The implementation of the declaration is clarified and kept up to date through annual sustainability reports available through the Cumulus website. Information includes actions taken by the association regarding the dealings and goals, which are set out in the declaration.
There are six subheadings, which outline and shape the declaration. The subheadings divide the declaration into categories for the designers and other professional businesses and institutional collaborations to follow and comprehend.
-Proposing new values and new ways of thinking
-An era of human centered development
-The imperative for designers to assume new roles
-Seeking collaboration in forwarding the ideals of sustainable development
-From education to global responsibility
-The power to make fundamental improvements to our world

== Success and results ==
When signed in 2008 in the same venue as Kyoto Protocol in 2002 by the 124 global members of Cumulus including the executive Board of Cumulus, President Christian Guellerin, Past President Yrjö Sotamaa, Rector Kan Shimamoto, Kyoto Seika University, and Industrial Designer Takuo Hirano from Japan. The Declaration also received support from ICISID, BEDA, AIGA and EIDD. four major international organizations, who still support and encourage the declaration and its design concepts.

A direct result from the Kyoto Design Declaration is Cumulus GREEN. It is a mechnanism for accelerating the impact of the declaration. It is through this award that Cumulus is able to take action of the goals and aims stated in the design document. The projects intentions are to induce a response to design issues on sustainable societies through research and design projects. Design competitions are an example of how the declaration is put into place. This is through design competitions that question and discuss the current design issues to do with sustainability. Enforcing designers, students and corporate professionals to follow the guidelines of the Kyoto Design Declaration enhancing their knowledge on the declarations main statement of building sustainable, human-centered, creative societies. Cumulus organises biannually Cumulus GREEN as competition, its latest version in 2022 was about Nurturing the Planet - https://cumulusgreen.org/. GREEN can also be e.g. an award for the best academic paper in Cumulus conferences.

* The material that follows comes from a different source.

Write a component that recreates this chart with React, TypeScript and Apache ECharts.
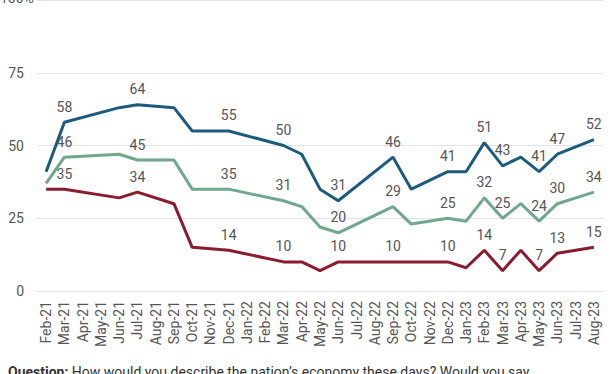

The Kyoto design declaration is seen as influential to many realms and institutions of design. Examples are seen across the globe. Helsinki is the origin of the Cumulus secretariat. The University of Art and Design Helsinki (TAIK) pioneered in the development of the Kyoto declaration, committing to educate sustainable issues. In order to create a successful global community the Mayor of Helsinki, (Jussi Pajunen) stated in his World Design Capital 2012 application that his city will use all means presented by design- in the spirit of the Kyoto Declaration.
The Kyoto design declaration will be considered a part of design history in regards to national global mapping. Organizations such as ICSID who support the declaration are also involved in connecting memberships across the continents, leaving an impact on millions of designers throughout the world.